MATERIAL
::::::::

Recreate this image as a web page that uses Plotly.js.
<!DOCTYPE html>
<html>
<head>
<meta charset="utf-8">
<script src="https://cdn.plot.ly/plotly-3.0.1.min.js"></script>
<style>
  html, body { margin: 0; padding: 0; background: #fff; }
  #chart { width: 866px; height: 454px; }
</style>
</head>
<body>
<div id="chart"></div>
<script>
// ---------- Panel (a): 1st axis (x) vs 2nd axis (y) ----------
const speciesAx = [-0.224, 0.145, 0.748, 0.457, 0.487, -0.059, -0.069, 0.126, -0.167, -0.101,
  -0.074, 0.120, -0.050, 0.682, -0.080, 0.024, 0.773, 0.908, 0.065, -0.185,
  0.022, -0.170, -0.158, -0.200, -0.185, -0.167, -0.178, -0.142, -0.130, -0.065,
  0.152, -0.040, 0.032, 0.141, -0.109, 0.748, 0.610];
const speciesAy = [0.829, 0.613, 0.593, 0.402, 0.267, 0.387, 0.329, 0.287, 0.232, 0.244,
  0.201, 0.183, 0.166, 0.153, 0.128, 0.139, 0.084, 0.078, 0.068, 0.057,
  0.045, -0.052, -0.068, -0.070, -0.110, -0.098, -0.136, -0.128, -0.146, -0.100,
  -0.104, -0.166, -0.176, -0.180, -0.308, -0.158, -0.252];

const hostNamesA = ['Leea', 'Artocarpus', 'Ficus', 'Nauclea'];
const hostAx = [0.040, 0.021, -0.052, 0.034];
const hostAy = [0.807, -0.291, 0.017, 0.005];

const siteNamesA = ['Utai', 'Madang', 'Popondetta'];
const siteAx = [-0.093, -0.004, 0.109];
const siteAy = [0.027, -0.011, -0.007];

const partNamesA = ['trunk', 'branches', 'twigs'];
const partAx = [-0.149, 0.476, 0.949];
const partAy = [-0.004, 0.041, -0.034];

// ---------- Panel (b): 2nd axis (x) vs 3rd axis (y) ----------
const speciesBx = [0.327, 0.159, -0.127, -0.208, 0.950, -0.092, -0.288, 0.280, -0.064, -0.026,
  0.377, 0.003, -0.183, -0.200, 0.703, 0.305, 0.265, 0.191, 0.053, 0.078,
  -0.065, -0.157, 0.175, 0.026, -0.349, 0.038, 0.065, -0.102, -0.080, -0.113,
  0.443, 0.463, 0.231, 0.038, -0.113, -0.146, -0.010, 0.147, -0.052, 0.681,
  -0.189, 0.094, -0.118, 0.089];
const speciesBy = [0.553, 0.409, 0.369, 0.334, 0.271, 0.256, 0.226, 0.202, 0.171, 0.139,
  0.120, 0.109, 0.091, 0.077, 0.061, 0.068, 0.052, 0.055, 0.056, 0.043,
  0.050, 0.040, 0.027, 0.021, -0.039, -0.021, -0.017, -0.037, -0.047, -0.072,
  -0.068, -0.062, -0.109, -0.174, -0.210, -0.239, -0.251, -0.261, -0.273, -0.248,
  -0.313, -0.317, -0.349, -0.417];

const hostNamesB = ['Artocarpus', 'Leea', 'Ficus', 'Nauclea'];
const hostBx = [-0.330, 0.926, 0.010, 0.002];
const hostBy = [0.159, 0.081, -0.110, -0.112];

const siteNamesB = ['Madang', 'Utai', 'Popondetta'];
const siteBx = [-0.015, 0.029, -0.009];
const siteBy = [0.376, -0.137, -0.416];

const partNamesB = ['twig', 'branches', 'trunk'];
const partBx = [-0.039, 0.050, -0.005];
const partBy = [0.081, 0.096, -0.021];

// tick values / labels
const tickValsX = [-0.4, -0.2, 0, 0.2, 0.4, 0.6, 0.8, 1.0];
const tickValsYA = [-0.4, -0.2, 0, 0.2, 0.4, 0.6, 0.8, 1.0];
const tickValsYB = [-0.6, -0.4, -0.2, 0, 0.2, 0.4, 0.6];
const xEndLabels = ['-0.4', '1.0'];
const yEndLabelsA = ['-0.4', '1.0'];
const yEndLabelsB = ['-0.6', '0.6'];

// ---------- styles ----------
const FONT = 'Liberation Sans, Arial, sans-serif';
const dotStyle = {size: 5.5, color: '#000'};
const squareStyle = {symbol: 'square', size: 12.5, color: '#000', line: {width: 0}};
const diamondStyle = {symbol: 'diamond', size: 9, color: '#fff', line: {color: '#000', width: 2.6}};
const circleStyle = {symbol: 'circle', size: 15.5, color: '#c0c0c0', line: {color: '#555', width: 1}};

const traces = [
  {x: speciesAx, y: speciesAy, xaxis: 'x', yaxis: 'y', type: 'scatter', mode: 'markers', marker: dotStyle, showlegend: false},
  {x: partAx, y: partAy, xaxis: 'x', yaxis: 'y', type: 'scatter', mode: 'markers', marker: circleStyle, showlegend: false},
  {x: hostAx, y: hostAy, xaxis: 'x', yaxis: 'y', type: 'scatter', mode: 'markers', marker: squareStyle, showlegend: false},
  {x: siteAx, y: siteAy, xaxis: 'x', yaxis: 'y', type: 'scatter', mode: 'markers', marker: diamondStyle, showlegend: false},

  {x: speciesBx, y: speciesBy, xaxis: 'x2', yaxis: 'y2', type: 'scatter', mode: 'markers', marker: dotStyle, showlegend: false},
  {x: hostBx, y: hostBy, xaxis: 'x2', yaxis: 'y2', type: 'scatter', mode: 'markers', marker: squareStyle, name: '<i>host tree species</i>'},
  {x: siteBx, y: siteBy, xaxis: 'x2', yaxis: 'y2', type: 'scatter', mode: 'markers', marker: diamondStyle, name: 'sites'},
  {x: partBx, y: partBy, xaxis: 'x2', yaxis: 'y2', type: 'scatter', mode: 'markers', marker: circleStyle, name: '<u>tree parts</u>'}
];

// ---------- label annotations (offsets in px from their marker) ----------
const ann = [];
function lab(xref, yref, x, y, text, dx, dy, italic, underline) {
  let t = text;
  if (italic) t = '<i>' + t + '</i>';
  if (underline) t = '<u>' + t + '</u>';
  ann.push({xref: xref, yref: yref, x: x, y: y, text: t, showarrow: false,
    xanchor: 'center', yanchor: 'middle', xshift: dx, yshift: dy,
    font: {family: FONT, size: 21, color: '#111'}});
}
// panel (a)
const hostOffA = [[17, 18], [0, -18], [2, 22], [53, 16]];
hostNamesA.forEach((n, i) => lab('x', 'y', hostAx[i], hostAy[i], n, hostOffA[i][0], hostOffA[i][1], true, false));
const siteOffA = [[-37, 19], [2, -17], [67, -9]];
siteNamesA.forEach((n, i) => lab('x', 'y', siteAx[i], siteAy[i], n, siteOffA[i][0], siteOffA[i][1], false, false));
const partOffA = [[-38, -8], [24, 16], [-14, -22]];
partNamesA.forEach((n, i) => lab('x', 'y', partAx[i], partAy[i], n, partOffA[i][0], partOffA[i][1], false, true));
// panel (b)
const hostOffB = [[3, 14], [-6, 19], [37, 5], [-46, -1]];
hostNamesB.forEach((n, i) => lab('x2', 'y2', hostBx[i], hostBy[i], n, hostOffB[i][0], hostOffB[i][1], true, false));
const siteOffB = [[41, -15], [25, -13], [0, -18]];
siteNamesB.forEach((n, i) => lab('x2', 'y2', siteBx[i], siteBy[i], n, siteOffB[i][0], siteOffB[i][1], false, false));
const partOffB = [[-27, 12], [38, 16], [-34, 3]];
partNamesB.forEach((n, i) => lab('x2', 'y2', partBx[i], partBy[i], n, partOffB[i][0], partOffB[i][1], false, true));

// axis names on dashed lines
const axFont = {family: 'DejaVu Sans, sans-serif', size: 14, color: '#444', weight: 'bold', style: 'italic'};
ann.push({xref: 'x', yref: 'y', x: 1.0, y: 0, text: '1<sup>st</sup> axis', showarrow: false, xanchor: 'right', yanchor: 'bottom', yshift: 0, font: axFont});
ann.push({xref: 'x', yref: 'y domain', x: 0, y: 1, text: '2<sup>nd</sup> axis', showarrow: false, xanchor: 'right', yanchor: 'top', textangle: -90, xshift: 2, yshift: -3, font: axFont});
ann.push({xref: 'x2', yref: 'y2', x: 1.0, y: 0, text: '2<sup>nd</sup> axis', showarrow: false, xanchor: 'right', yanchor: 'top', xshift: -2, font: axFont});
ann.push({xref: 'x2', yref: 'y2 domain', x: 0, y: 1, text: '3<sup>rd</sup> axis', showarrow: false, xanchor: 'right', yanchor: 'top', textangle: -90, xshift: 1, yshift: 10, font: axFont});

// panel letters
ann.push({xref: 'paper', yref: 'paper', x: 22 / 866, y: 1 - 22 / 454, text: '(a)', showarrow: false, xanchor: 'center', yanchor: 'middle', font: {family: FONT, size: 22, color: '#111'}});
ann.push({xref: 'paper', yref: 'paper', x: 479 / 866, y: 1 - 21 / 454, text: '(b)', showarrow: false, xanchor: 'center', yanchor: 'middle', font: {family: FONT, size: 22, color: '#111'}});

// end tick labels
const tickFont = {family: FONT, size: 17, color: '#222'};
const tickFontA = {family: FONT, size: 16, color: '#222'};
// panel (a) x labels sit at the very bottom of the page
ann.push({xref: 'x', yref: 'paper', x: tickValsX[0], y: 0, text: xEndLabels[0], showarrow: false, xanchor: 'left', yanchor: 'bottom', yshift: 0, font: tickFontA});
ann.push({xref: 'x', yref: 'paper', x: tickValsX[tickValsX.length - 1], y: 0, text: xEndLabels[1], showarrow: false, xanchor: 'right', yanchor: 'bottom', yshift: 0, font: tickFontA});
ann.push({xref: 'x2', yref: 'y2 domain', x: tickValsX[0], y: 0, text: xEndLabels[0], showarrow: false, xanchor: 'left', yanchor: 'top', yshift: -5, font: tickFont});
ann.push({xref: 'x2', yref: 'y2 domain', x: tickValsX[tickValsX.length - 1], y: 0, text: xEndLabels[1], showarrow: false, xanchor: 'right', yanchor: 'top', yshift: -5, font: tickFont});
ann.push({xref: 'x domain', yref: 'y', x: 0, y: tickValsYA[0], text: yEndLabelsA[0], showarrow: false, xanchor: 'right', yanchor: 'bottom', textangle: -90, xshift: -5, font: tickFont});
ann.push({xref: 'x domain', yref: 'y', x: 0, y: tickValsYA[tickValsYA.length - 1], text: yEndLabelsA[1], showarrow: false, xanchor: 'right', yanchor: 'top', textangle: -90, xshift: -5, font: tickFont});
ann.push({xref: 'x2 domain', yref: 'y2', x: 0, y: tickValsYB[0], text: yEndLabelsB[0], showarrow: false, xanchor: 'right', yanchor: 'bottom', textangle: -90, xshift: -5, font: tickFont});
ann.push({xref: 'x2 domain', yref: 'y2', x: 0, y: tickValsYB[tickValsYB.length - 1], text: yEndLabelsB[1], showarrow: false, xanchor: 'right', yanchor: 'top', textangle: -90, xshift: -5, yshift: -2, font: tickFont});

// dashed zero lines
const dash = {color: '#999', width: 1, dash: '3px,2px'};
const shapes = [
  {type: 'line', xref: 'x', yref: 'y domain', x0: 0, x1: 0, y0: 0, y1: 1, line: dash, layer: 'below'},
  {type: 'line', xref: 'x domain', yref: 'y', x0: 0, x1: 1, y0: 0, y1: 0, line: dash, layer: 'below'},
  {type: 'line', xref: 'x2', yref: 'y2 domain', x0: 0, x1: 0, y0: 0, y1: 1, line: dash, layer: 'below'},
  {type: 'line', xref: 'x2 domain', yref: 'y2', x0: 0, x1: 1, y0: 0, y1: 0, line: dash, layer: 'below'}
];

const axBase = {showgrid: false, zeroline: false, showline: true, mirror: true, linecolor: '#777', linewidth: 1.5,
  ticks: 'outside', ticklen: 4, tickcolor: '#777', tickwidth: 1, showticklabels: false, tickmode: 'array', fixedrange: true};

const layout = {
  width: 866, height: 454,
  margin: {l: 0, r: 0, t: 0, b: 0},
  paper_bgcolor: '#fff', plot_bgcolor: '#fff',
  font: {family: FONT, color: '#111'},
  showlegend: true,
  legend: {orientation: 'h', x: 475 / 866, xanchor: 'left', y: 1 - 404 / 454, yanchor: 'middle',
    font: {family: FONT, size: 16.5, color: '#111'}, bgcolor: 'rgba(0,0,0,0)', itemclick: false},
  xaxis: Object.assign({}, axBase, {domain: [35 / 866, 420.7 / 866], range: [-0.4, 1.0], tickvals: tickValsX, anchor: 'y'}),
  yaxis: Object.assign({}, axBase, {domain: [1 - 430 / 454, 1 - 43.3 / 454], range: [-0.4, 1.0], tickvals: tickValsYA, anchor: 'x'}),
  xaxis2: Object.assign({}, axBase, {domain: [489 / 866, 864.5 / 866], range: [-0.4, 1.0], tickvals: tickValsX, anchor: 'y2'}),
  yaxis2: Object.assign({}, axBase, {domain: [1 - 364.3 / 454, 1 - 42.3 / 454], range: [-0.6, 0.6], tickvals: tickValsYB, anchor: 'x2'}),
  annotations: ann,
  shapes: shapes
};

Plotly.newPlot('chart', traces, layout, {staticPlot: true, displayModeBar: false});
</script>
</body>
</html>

::::::::

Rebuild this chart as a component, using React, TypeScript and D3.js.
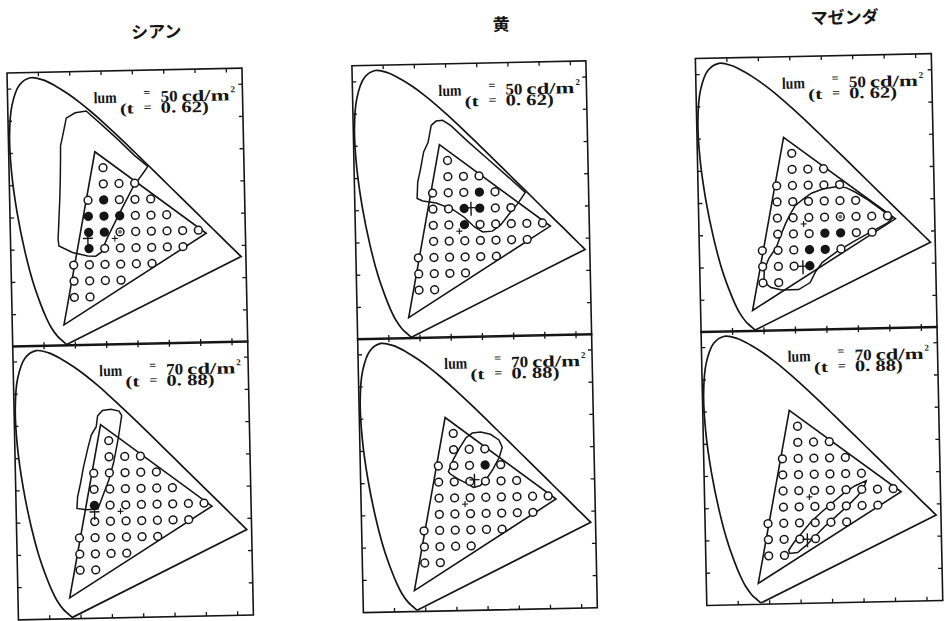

::::::::

JOB
Find the word "page" in the entries above and gather every line that holds it.

WRITTEN RESPONSE
Recreate this image as a web page that uses Plotly.js.
// panel (a) x labels sit at the very bottom of the page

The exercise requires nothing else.